ISEAS’ Siwage says there is no complacency when it comes to attracting foreign direct investment, despite Indonesia’s strong domestic economy and consumption, which contributes 57% of its GDP.
“Indonesia understands the downward pressures from the external conditions. It realises that it is not as easy to reach the high growth targets as it was in the past, and that depending on domestic consumption alone is not helping to boost growth,” he says. “I think policymakers understand, and they [will] keep pushing for foreign investment, and I do see that Indonesia is trying hard to compete to attract more investment.”
Benjamin Twoon, co-founder and chief operating officer of Fundnel, a Singapore-born, Jakarta-based private investment platform that uses artificial intelligence to curate investment opportunities, points to the strong backing that Indonesian companies have attracted. “Just look at the potential decacorns [tech companies valued at above US$10 billion] in Indonesia,” he says. “Some of the most valuable companies in Southeast Asia are from Indonesia.”
Indeed, the Indonesian E-Commerce Association projects that the country will have two decacorns by year-end, highlighting ride-hailing company Gojek and e-commerce platform Tokopedia.
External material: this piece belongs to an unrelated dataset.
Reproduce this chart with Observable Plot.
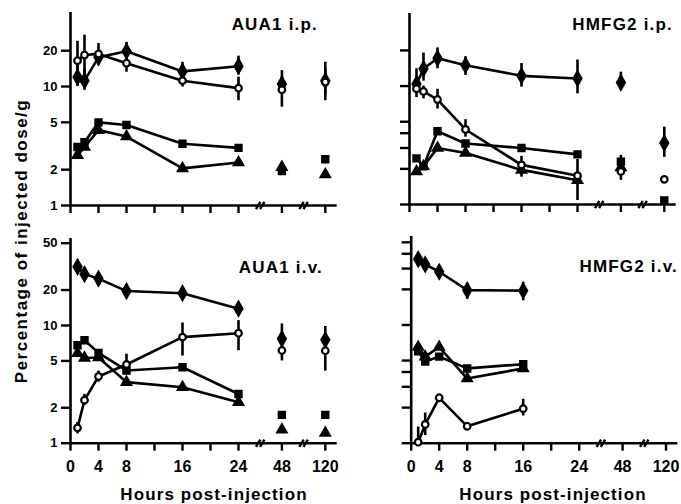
<!DOCTYPE html>
<html><head><meta charset="utf-8">
<script src="https://cdn.jsdelivr.net/npm/d3@7"></script>
<script src="https://cdn.jsdelivr.net/npm/@observablehq/plot@0.6"></script>
<style>
body{margin:0;background:#fff;}
#chart{position:relative;width:681px;height:504px;overflow:hidden;font-family:"Liberation Sans",Arial,sans-serif;font-weight:bold;color:#000;}
.panel{position:absolute;}
.lbl{position:absolute;white-space:nowrap;font-weight:bold;line-height:1;}
#chart g[aria-label$="axis tick"] path{stroke-width:2.4px;}
</style></head><body><div id="chart"></div>
<script>
// ---- data (percentage of injected dose / g) ----
const hoursAll = [1, 2, 4, 8, 16, 24, 48, 120];
const hoursShort = [1, 2, 4, 8, 16];

// AUA1 i.p.
const auaIpDiamond  = [12.0, 11.2, 17.6, 19.8, 13.4, 14.8, 10.5, 11.2];
const auaIpCircle   = [16.5, 18.4, 18.8, 15.7, 11.2, 9.7, 9.4, 10.9];
const auaIpSquare   = [3.1, 3.4, 5.0, 4.75, 3.3, 3.05, 1.95, 2.45];
const auaIpTriangle = [2.65, 3.1, 4.3, 3.8, 2.05, 2.3, 2.1, 1.82];
const auaIpDiamondLo = [10, 9.3, 15, 17, 11.5, 12.5, 9, 8.5];
const auaIpDiamondHi = [15, 14, 23, 23.5, 16, 18, 13.6, 16];
const auaIpCircleLo  = [10.5, 12, null, 13.2, 9.9, 7.6, 6.7, 7.6];
const auaIpCircleHi  = [24, 27, null, 18, 13, 12, 12, 14];

// HMFG2 i.p.
const hmfIpDiamond  = [10.4, 14.0, 17.2, 15.0, 12.2, 11.6, 10.7, 3.3];
const hmfIpCircle   = [9.5, 9.0, 7.7, 4.3, 2.16, 1.75, 1.9, 1.63];
const hmfIpSquare   = [2.45, 2.1, 4.15, 3.27, 3.0, 2.65, 2.3, 1.08];
const hmfIpTriangle = [1.9, 2.1, 3.0, 2.72, 1.96, 1.6, 2.05, null];
const hmfIpDiamondLo = [8, 11, 14, 12.3, 9.8, 8.6, 9.2, 2.5];
const hmfIpDiamondHi = [14, 19, 21, 17.7, 15.5, 16.6, 13.1, 4.5];
const hmfIpCircleLo  = [null, 7.8, 6.4, 3.7, 1.7, 1.08, 1.6, null];
const hmfIpCircleHi  = [null, 10, 9.4, 5.2, 2.55, 2.4, 2.6, null];

// AUA1 i.v.
const auaIvDiamond  = [31.5, 27.3, 25.0, 19.6, 18.8, 13.9, 7.7, 7.55];
const auaIvCircle   = [1.35, 2.32, 3.69, 4.66, 7.96, 8.6, 6.13, 6.1];
const auaIvSquare   = [6.8, 7.5, 5.85, 4.15, 4.42, 2.62, 1.74, 1.74];
const auaIvTriangle = [5.8, 5.3, 5.35, 3.3, 2.99, 2.23, 1.3, 1.22];
const auaIvDiamondLo = [28, 24.5, 23, 17, 16.5, 12.8, 7, 7];
const auaIvDiamondHi = [36, 30, 28, 22, 21, 15.5, 10.3, 9.8];
const auaIvCircleLo  = [1.2, 2.1, 3.3, 3.9, 5.5, 6.1, 5.0, 4.1];
const auaIvCircleHi  = [1.5, 2.6, 4.1, 5.7, 10.5, 11, 7, 7];

// HMFG2 i.v.
const hmfIvDiamond  = [36.0, 32.5, 28.2, 19.7, 19.5];
const hmfIvCircle   = [1.02, 1.44, 2.42, 1.39, 1.96];
const hmfIvSquare   = [6.0, 4.9, 5.4, 4.29, 4.66];
const hmfIvTriangle = [6.5, 5.4, 6.5, 3.52, 4.29];
const hmfIvDiamondLo = [31, 29, 25, 16.5, 16];
const hmfIvDiamondHi = [40, 35, 31, 22.5, 23];
const hmfIvCircleLo  = [1.0, 1.16, 2.3, 1.3, 1.7];
const hmfIvCircleHi  = [1.37, 1.8, 2.6, 1.5, 2.35];

// axis ticks
const xTickHours  = [0, 4, 8, 12, 16, 20, 24, 48, 120];
const xTickLabels = ["0", "4", "8", "", "16", "", "24", "48", "120"];
const yTicksA = [1, 2, 5, 10, 20];
const yTicksB = [1, 2, 3, 4, 5, 10, 20];
const yTicksC = [1, 2, 5, 10, 20, 50];
const yTicksD = [1, 2, 3, 4, 5, 10, 20, 30, 40, 50];
const titles = ["AUA1 i.p.", "HMFG2 i.p.", "AUA1 i.v.", "HMFG2 i.v."];
const yTitle = "Percentage of injected dose/g";
const xTitle = "Hours post-injection";

// ---- broken time axis: 0-24 h linear, then 48 and 120 h ----
const gapUnits = 6.2;
const pos = h => h <= 24 ? h : h <= 48 ? 24 + (h - 24) * gapUnits / 24 : 24 + gapUnits + (h - 48) * gapUnits / 72;
const breakHours = [36, 84];
const xTickPos = xTickHours.map(pos);

// "//" axis-break glyph as a custom symbol
const breakSymbol = {
  draw(ctx, size) {
    const s = Math.sqrt(size) / 2;
    for (const dx of [-s * 0.42, s * 0.42]) {
      ctx.moveTo(dx - s * 0.45, s * 0.75);
      ctx.lineTo(dx + s * 0.45, -s * 0.75);
    }
  }
};

const FONT = "'Liberation Sans', Arial, sans-serif";

function panel(cfg) {
  const series = [
    ["triangle", cfg.triangle], ["square", cfg.square], ["diamond", cfg.diamond], ["circle", cfg.circle]
  ];
  const rows = [];
  for (const [s, vals] of series) vals.forEach((v, i) => { if (v != null) rows.push({h: cfg.hours[i], v, s}); });
  const errs = [];
  for (const [lo, hi] of cfg.errs) lo.forEach((l, i) => { if (l != null) errs.push({h: cfg.hours[i], lo: l, hi: hi[i]}); });
  const lineRows = rows.filter(d => d.h <= 24);
  const X = d => pos(d.h);
  const dots = (s, opts) => Plot.dot(rows.filter(d => d.s === s), {x: X, y: "v", symbol: s, stroke: "black", ...opts});
  return Plot.plot({
    width: cfg.width, height: cfg.height,
    marginLeft: cfg.mL, marginRight: cfg.mR, marginTop: cfg.mT, marginBottom: cfg.mB,
    x: {domain: [0, 38.1], axis: null},
    y: {type: "log", domain: [1, cfg.yMax], axis: null},
    style: {fontFamily: FONT, fontWeight: "bold", background: "transparent", color: "black"},
    marks: [
      Plot.ruleX([0], {strokeWidth: 2.6}),
      Plot.ruleY([1], {strokeWidth: 2.6}),
      Plot.axisY({ticks: cfg.yTicks, tickSize: 9, tickPadding: 4,
        tickFormat: cfg.yLabels ? (d => String(d)) : (() => ""), fontSize: 13, fontWeight: "bold", label: null}),
      Plot.axisX({ticks: xTickPos, tickSize: 8, tickPadding: 9,
        tickFormat: cfg.xLabels ? (p => xTickLabels[xTickPos.indexOf(p)]) : (() => ""), fontSize: 16, fontWeight: "bold", label: null}),
      Plot.dot(breakHours, {x: pos, frameAnchor: "bottom", symbol: breakSymbol, r: 5.5, fill: "none", stroke: "black", strokeWidth: 2.4}),
      Plot.line(lineRows, {x: X, y: "v", z: "s", stroke: "black", strokeWidth: 2.6}),
      Plot.ruleX(errs, {x: X, y1: "lo", y2: "hi", strokeWidth: 2.6}),
      dots("triangle", {fill: "black", r: 3.9}),
      dots("square", {fill: "black", r: 3.9}),
      dots("diamond", {fill: "black", r: 4.6}),
      dots("circle", {fill: "white", r: 3.3, strokeWidth: 2.2})
    ]
  });
}

const cfgs = [
  {left: 0, top: 0, width: 340, height: 220, mL: 70, mR: 3.3, mT: 12, mB: 15, yMax: 41.9, yTicks: yTicksA, yLabels: true, xLabels: false,
   hours: hoursAll, diamond: auaIpDiamond, circle: auaIpCircle, square: auaIpSquare, triangle: auaIpTriangle,
   errs: [[auaIpDiamondLo, auaIpDiamondHi], [auaIpCircleLo, auaIpCircleHi]]},
  {left: 340, top: 0, width: 341, height: 220, mL: 69, mR: 5.3, mT: 13, mB: 16, yMax: 41.0, yTicks: yTicksB, yLabels: false, xLabels: false,
   hours: hoursAll, diamond: hmfIpDiamond, circle: hmfIpCircle, square: hmfIpSquare, triangle: hmfIpTriangle,
   errs: [[hmfIpDiamondLo, hmfIpDiamondHi], [hmfIpCircleLo, hmfIpCircleHi]]},
  {left: 0, top: 220, width: 340, height: 284, mL: 70, mR: 3.3, mT: 18, mB: 61.3, yMax: 54.8, yTicks: yTicksC, yLabels: true, xLabels: true,
   hours: hoursAll, diamond: auaIvDiamond, circle: auaIvCircle, square: auaIvSquare, triangle: auaIvTriangle,
   errs: [[auaIvDiamondLo, auaIvDiamondHi], [auaIvCircleLo, auaIvCircleHi]]},
  {left: 340, top: 220, width: 341, height: 284, mL: 70.7, mR: 3.6, mT: 16, mB: 61.3, yMax: 56, yTicks: yTicksD, yLabels: false, xLabels: true,
   hours: hoursShort, diamond: hmfIvDiamond, circle: hmfIvCircle, square: hmfIvSquare, triangle: hmfIvTriangle,
   errs: [[hmfIvDiamondLo, hmfIvDiamondHi], [hmfIvCircleLo, hmfIvCircleHi]]}
];

const chart = document.getElementById("chart");
cfgs.forEach(cfg => {
  const wrap = document.createElement("div");
  wrap.className = "panel";
  wrap.style.left = cfg.left + "px";
  wrap.style.top = cfg.top + "px";
  wrap.appendChild(panel(cfg));
  chart.appendChild(wrap);
});

function label(text, css) {
  const d = document.createElement("div");
  d.className = "lbl";
  d.textContent = text;
  Object.assign(d.style, css);
  chart.appendChild(d);
}
// panel titles (right edge, top)
const titlePos = [[318, 16], [673, 16], [323, 259], [678, 258]];
titles.forEach((t, i) => label(t, {right: (681 - titlePos[i][0]) + "px", top: titlePos[i][1] + "px", fontSize: "17px", letterSpacing: "1.2px"}));
label(xTitle, {left: "214px", top: "486px", fontSize: "17px", letterSpacing: "1.1px", transform: "translateX(-50%)"});
label(xTitle, {left: "553px", top: "486px", fontSize: "17px", letterSpacing: "1.1px", transform: "translateX(-50%)"});
label(yTitle, {left: "21px", top: "241px", fontSize: "17px", letterSpacing: "1.5px", transform: "translate(-50%,-50%) rotate(-90deg)"});
</script></body></html>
Gojek is, in fact, one of Indonesia’s great tech success stories, having been valued at US$10 billion just this year, and recording US$9 billion in annual transactions in 2018 from all its business segments, according to confidential documents obtained by a tech news portal.
“The vibrancy of Indonesia’s start-up ecosystem has attracted global attention, and capital inflow is steadily rising. It is incredibly laudable how the country has produced four unicorns so far,” says Twoon. “This, in turn, paves the way for the country to sharpen its skill sets, particularly high-quality technology skills, to keep the momentum going. This is an area that President Joko Widodo has pledged to boost, which bodes well for our growth trajectory.”
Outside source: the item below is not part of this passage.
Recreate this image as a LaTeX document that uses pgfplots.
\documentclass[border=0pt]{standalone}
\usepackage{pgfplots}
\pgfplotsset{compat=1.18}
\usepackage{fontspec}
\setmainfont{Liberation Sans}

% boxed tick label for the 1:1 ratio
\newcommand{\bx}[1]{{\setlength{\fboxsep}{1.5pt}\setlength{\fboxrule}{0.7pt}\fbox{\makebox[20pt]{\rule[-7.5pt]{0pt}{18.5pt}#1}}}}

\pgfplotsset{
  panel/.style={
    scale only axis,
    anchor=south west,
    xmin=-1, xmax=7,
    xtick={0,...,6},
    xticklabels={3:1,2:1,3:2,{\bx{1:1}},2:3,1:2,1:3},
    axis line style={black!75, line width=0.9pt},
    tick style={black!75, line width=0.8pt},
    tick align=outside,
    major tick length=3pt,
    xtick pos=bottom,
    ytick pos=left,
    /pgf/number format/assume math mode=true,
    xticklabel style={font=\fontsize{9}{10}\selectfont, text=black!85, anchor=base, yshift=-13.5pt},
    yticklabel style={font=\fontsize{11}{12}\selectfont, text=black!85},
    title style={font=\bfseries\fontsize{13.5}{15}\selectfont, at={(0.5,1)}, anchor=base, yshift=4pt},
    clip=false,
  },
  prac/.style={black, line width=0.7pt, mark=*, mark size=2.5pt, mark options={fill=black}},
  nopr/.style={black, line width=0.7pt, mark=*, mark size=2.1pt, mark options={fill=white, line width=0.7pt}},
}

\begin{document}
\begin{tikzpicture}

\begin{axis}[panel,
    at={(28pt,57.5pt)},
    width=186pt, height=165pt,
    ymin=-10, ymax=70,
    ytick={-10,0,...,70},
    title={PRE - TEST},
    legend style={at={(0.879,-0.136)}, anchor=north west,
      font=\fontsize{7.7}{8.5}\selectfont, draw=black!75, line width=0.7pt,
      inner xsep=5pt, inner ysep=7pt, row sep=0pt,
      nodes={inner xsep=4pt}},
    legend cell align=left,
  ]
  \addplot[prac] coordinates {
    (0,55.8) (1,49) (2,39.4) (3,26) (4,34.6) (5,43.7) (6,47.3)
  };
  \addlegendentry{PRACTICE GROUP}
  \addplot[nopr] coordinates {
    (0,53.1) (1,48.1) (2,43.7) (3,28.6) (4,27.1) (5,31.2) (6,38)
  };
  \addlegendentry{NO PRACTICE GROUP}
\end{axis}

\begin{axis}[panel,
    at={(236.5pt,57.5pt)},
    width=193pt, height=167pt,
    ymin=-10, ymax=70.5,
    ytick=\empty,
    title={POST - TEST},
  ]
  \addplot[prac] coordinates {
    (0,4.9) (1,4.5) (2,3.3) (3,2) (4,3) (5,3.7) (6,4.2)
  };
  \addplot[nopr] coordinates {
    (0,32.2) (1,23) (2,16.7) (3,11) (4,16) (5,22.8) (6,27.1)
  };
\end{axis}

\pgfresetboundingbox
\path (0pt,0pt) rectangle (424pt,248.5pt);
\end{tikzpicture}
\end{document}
Twoon cautions, however, that no business should enter Indonesia’s massive market without knowing its uniquely local wants and needs. “You can’t just have a great product, and replicate your experience running a foreign business here. You also need patience; it took us two to three years to connect with the ecosystem here.”
He says things move fast, overall, but some things — like regulations — do not. “You need a game plan to stay in the game, to stay relevant and create value while acting within boundaries set by regulations.”
Jeffrey Yuwono, co-founder and CEO of Sorabel, a women’s fashion e-commerce site, says Indonesia’s consumer is changing rapidly. “Indonesia has a population of more than 260 million, of which 90 million are making the transition from a subsistence lifestyle to a consumption lifestyle [according to a study by McKinsey]. This means eating better, travelling and buying fashion instead of clothes,” he says, adding that Sorabel’s GMV has grown eight times over the last four years, with more than 10 million downloads of its mobile app.
Nevertheless, even with the huge potential in Indonesia, Singaporean companies need to step up their game if they intend to expand into or enter the market.
Singaporean companies would be wrong to assume that Indonesian companies are likely to be a step behind them, Enterprise SG’s Khairul says. “On the contrary, Indonesia has many professionally run corporates that have grown in scale over the years, and are now seeking world-class solutions for their internal systems [accounting, legal and data analytics] and projects. Many are exposed to products and solutions from leading companies,” he adds.
“[So,] Singapore companies need to think hard about how to differentiate themselves when engaging these potential partners and clients.”